|
In the 1950s, two scientists at Cambridge University, Alan Hodgkin and Andrew Huxley, described how certain proteins acted as gateways for "channeling" potassium ions across the membranes of cells. The discovery was a stunning breakthrough, one that helped illuminate the mechanism by which electrical impulses from the spinal cord power up the body's cells. Subsequent research confirmed the importance of these "ion channels." Hodgkin and Huxley went on to win the Nobel Prize.
Scientists around the world, meanwhile, have built on their legacy to learn more about how ion channels make possible some of the fundamental processes of life itself, including sensory transduction, action-potential generation and muscle contraction.
One of the more surprising contributions has come from David Schulz, an assistant professor of biological sciences at MU. In a paper published last summer in the Proceedings of the National Academy of Sciences, Schulz and his co-authors described how variations in the number and arrangement of ion channels can allow different nerve cells to perform similar tasks -- a discovery that flew in the face of what the researchers call the "standard blueprint" for nerve cell functionality.
"The work that we're doing shows that you can get exactly the same output in these nerve cells, but the cells can be built differently," says Schulz. "They can use different ion channels or different amounts of ion channels as long as these cells are doing the right thing, which is key for what the brain and the spinal cord need to accomplish."

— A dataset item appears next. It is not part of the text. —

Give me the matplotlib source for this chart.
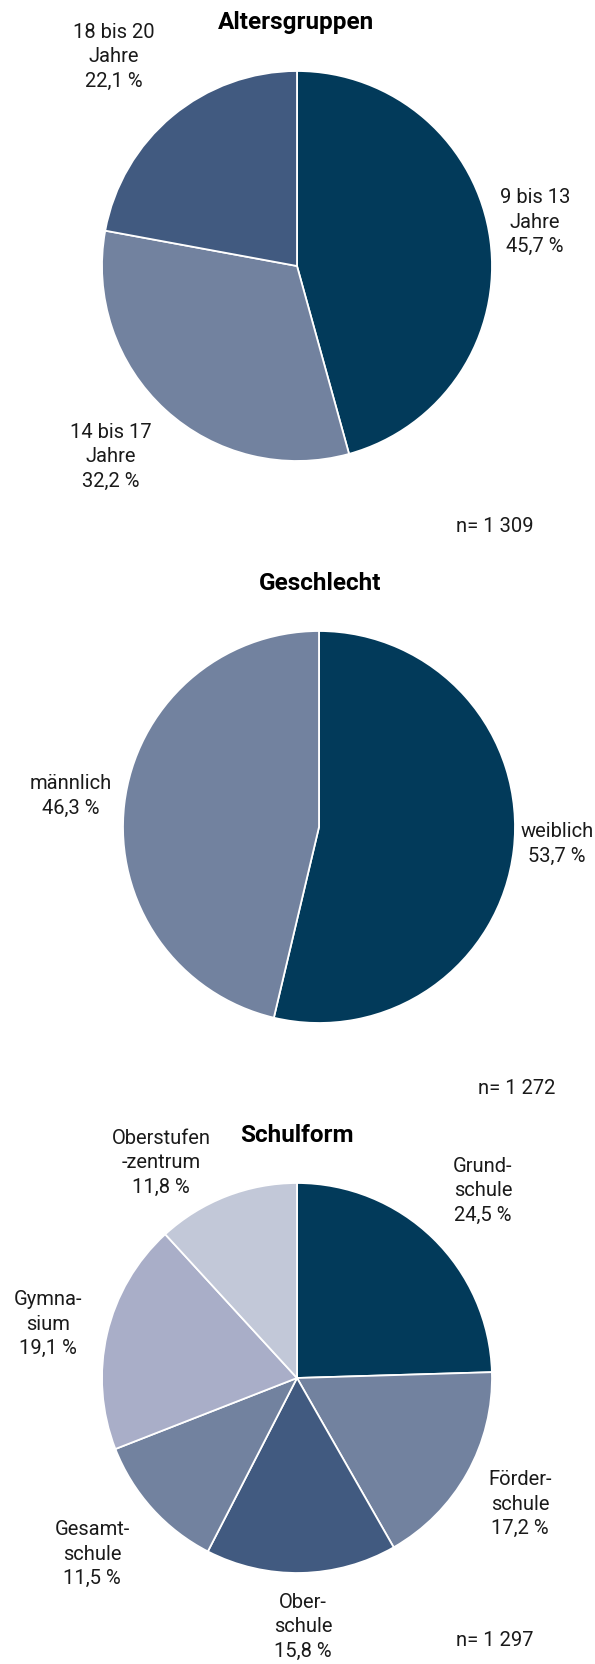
import matplotlib
matplotlib.use("Agg")
import matplotlib.pyplot as plt

# Daten
alter_labels = ["9 bis 13\nJahre", "14 bis 17\nJahre", "18 bis 20\nJahre"]
alter_werte = [45.7, 32.2, 22.1]
alter_n = "n= 1 309"

geschlecht_labels = ["weiblich", "männlich"]
geschlecht_werte = [53.7, 46.3]
geschlecht_n = "n= 1 272"

schule_labels = ["Grund-\nschule", "Förder-\nschule", "Ober-\nschule",
                 "Gesamt-\nschule", "Gymna-\nsium", "Oberstufen\n-zentrum"]
schule_werte = [24.5, 17.2, 15.8, 11.5, 19.1, 11.8]
schule_n = "n= 1 297"

# Farben
DUNKEL = "#023a5a"
MITTEL = "#415a80"
GRAU = "#72829f"
HELL = "#a9aec8"
HELLER = "#c2c8d8"

W, H = 595, 1664
plt.rcParams["font.family"] = ["Roboto", "DejaVu Sans"]

fig = plt.figure(figsize=(W / 100, H / 100), dpi=100)


def px(x, y):
    return x / W, 1 - y / H


def torte(mitte, r, werte, farben, titel, titel_pos, labels, label_pos, n, n_pos):
    cx, cy = mitte
    ax = fig.add_axes([(cx - r) / W, 1 - (cy + r) / H, 2 * r / W, 2 * r / H])
    ax.pie(werte, colors=farben, startangle=90, counterclock=False,
           wedgeprops=dict(edgecolor="white", linewidth=1.3))
    ax.set_xlim(-1, 1)
    ax.set_ylim(-1, 1)
    ax.set_aspect("equal")
    ax.axis("off")

    fig.text(*px(*titel_pos), titel, ha="center", va="center",
             fontsize=17.5, fontweight="bold", color="black")
    for lab, wert, pos in zip(labels, werte, label_pos):
        txt = f"{lab}\n{wert:.1f} %".replace(".", ",")
        fig.text(*px(*pos), txt, ha="center", va="center", fontsize=14.5,
                 fontweight="normal", color="#1a1a1a", linespacing=1.38)
    fig.text(*px(*n_pos), n, ha="center", va="center", fontsize=14.5,
             fontweight="normal", color="#1a1a1a")


torte((297, 266), 195, alter_werte, [DUNKEL, GRAU, MITTEL],
      "Altersgruppen", (296, 22), alter_labels,
      [(535, 222), (111, 457), (114, 57)], alter_n, (495, 527))

torte((319, 827), 196, geschlecht_werte, [DUNKEL, GRAU],
      "Geschlecht", (320, 584), geschlecht_labels,
      [(557, 844), (71, 796)], geschlecht_n, (517, 1089))

torte((297, 1378), 195, schule_werte, [DUNKEL, GRAU, MITTEL, GRAU, HELL, HELLER],
      "Schulform", (297, 1136), schule_labels,
      [(483, 1191), (520, 1504), (303, 1627), (92, 1554), (48, 1324), (161, 1163)],
      schule_n, (495, 1640))

fig.savefig("out.png", dpi=100, facecolor="white")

The finding, by shedding light on how normal nerve cells process ions, could one day help researchers coax healthy neurons into "compensating" for disrupted ion activity in cells damaged by injury or disease. "For example," Schulz says, "we're starting to uncover some of the compensatory mechanisms of what happens when you remove input to cells, what these ion channels might do, and how they might be co-regulated and altered in order to increase or decrease the cell's excitability. With these compensatory mechanisms could be implications for understanding spinal-cord injury or even epilepsy."